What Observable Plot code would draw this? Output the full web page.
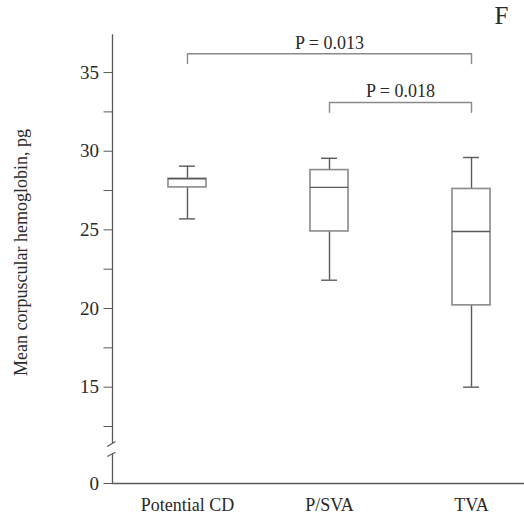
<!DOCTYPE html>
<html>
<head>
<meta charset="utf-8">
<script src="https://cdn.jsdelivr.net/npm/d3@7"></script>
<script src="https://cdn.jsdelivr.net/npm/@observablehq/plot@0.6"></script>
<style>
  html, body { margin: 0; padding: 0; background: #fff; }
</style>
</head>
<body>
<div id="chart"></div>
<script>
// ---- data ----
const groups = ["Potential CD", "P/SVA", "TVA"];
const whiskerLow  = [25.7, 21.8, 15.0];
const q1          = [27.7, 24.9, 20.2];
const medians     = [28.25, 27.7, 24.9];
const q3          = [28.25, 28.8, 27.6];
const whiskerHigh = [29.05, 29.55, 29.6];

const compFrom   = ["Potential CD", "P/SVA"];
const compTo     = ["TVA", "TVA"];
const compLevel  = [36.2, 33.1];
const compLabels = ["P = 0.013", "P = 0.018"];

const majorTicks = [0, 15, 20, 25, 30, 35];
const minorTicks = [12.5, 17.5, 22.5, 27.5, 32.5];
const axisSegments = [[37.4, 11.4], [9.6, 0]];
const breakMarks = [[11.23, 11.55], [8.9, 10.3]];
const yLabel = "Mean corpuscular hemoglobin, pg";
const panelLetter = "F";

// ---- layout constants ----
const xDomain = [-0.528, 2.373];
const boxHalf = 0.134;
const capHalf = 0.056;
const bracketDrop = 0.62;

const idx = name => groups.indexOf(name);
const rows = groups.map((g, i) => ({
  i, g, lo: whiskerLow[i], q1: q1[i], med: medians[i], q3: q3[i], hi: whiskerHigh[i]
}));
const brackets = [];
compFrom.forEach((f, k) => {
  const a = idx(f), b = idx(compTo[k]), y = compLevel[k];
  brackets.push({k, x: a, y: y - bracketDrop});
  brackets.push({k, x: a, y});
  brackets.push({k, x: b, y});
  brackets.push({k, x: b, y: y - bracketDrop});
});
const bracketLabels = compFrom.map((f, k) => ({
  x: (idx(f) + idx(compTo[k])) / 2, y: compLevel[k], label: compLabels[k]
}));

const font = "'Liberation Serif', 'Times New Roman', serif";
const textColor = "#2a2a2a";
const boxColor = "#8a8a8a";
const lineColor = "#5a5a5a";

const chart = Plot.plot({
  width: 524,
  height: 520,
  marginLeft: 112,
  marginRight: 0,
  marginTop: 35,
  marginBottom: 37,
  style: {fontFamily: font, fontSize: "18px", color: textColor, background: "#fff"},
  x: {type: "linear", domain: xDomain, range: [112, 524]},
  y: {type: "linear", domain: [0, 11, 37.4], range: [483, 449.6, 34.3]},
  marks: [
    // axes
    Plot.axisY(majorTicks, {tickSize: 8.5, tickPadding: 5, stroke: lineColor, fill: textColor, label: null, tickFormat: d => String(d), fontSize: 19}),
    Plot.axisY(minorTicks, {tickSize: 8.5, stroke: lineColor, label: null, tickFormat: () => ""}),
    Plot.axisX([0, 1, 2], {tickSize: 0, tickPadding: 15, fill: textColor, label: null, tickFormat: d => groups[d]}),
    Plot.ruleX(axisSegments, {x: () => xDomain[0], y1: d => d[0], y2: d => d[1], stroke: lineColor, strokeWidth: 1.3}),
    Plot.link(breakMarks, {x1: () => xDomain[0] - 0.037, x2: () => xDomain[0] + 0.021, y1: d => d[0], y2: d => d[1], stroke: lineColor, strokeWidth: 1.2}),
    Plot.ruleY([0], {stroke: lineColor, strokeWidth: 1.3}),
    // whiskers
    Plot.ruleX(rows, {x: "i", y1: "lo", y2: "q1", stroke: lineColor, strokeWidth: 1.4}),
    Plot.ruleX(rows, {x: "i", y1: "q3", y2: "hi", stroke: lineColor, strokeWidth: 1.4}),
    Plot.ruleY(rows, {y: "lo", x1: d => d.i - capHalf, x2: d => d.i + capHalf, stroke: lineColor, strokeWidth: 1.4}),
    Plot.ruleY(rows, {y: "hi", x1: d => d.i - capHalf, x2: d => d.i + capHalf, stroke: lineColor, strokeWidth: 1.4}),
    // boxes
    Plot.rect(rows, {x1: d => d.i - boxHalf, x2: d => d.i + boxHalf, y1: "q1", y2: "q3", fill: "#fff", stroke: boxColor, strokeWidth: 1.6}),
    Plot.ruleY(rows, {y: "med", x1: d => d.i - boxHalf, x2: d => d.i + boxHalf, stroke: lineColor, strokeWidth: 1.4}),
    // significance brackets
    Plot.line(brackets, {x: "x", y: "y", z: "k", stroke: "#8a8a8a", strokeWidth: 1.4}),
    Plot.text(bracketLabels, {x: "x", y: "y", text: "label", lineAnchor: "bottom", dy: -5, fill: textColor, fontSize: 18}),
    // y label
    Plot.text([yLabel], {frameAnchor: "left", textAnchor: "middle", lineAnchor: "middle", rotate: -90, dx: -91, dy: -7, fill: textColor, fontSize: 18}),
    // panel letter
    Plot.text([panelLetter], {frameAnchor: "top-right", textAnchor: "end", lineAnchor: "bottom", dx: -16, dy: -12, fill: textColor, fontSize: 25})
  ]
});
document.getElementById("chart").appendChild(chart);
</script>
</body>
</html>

▶ [DIRECTIONS] Reproduce the material above in full, exactly, with no images.

▶ [EXERCISE ANSWER]
What Observable Plot code would draw this? Output the full web page.
<!DOCTYPE html>
<html>
<head>
<meta charset="utf-8">
<script src="https://cdn.jsdelivr.net/npm/d3@7"></script>
<script src="https://cdn.jsdelivr.net/npm/@observablehq/plot@0.6"></script>
<style>
  html, body { margin: 0; padding: 0; background: #fff; }
</style>
</head>
<body>
<div id="chart"></div>
<script>
// ---- data ----
const groups = ["Potential CD", "P/SVA", "TVA"];
const whiskerLow  = [25.7, 21.8, 15.0];
const q1          = [27.7, 24.9, 20.2];
const medians     = [28.25, 27.7, 24.9];
const q3          = [28.25, 28.8, 27.6];
const whiskerHigh = [29.05, 29.55, 29.6];

const compFrom   = ["Potential CD", "P/SVA"];
const compTo     = ["TVA", "TVA"];
const compLevel  = [36.2, 33.1];
const compLabels = ["P = 0.013", "P = 0.018"];

const majorTicks = [0, 15, 20, 25, 30, 35];
const minorTicks = [12.5, 17.5, 22.5, 27.5, 32.5];
const axisSegments = [[37.4, 11.4], [9.6, 0]];
const breakMarks = [[11.23, 11.55], [8.9, 10.3]];
const yLabel = "Mean corpuscular hemoglobin, pg";
const panelLetter = "F";

// ---- layout constants ----
const xDomain = [-0.528, 2.373];
const boxHalf = 0.134;
const capHalf = 0.056;
const bracketDrop = 0.62;

const idx = name => groups.indexOf(name);
const rows = groups.map((g, i) => ({
  i, g, lo: whiskerLow[i], q1: q1[i], med: medians[i], q3: q3[i], hi: whiskerHigh[i]
}));
const brackets = [];
compFrom.forEach((f, k) => {
  const a = idx(f), b = idx(compTo[k]), y = compLevel[k];
  brackets.push({k, x: a, y: y - bracketDrop});
  brackets.push({k, x: a, y});
  brackets.push({k, x: b, y});
  brackets.push({k, x: b, y: y - bracketDrop});
});
const bracketLabels = compFrom.map((f, k) => ({
  x: (idx(f) + idx(compTo[k])) / 2, y: compLevel[k], label: compLabels[k]
}));

const font = "'Liberation Serif', 'Times New Roman', serif";
const textColor = "#2a2a2a";
const boxColor = "#8a8a8a";
const lineColor = "#5a5a5a";

const chart = Plot.plot({
  width: 524,
  height: 520,
  marginLeft: 112,
  marginRight: 0,
  marginTop: 35,
  marginBottom: 37,
  style: {fontFamily: font, fontSize: "18px", color: textColor, background: "#fff"},
  x: {type: "linear", domain: xDomain, range: [112, 524]},
  y: {type: "linear", domain: [0, 11, 37.4], range: [483, 449.6, 34.3]},
  marks: [
    // axes
    Plot.axisY(majorTicks, {tickSize: 8.5, tickPadding: 5, stroke: lineColor, fill: textColor, label: null, tickFormat: d => String(d), fontSize: 19}),
    Plot.axisY(minorTicks, {tickSize: 8.5, stroke: lineColor, label: null, tickFormat: () => ""}),
    Plot.axisX([0, 1, 2], {tickSize: 0, tickPadding: 15, fill: textColor, label: null, tickFormat: d => groups[d]}),
    Plot.ruleX(axisSegments, {x: () => xDomain[0], y1: d => d[0], y2: d => d[1], stroke: lineColor, strokeWidth: 1.3}),
    Plot.link(breakMarks, {x1: () => xDomain[0] - 0.037, x2: () => xDomain[0] + 0.021, y1: d => d[0], y2: d => d[1], stroke: lineColor, strokeWidth: 1.2}),
    Plot.ruleY([0], {stroke: lineColor, strokeWidth: 1.3}),
    // whiskers
    Plot.ruleX(rows, {x: "i", y1: "lo", y2: "q1", stroke: lineColor, strokeWidth: 1.4}),
    Plot.ruleX(rows, {x: "i", y1: "q3", y2: "hi", stroke: lineColor, strokeWidth: 1.4}),
    Plot.ruleY(rows, {y: "lo", x1: d => d.i - capHalf, x2: d => d.i + capHalf, stroke: lineColor, strokeWidth: 1.4}),
    Plot.ruleY(rows, {y: "hi", x1: d => d.i - capHalf, x2: d => d.i + capHalf, stroke: lineColor, strokeWidth: 1.4}),
    // boxes
    Plot.rect(rows, {x1: d => d.i - boxHalf, x2: d => d.i + boxHalf, y1: "q1", y2: "q3", fill: "#fff", stroke: boxColor, strokeWidth: 1.6}),
    Plot.ruleY(rows, {y: "med", x1: d => d.i - boxHalf, x2: d => d.i + boxHalf, stroke: lineColor, strokeWidth: 1.4}),
    // significance brackets
    Plot.line(brackets, {x: "x", y: "y", z: "k", stroke: "#8a8a8a", strokeWidth: 1.4}),
    Plot.text(bracketLabels, {x: "x", y: "y", text: "label", lineAnchor: "bottom", dy: -5, fill: textColor, fontSize: 18}),
    // y label
    Plot.text([yLabel], {frameAnchor: "left", textAnchor: "middle", lineAnchor: "middle", rotate: -90, dx: -91, dy: -7, fill: textColor, fontSize: 18}),
    // panel letter
    Plot.text([panelLetter], {frameAnchor: "top-right", textAnchor: "end", lineAnchor: "bottom", dx: -16, dy: -12, fill: textColor, fontSize: 25})
  ]
});
document.getElementById("chart").appendChild(chart);
</script>
</body>
</html>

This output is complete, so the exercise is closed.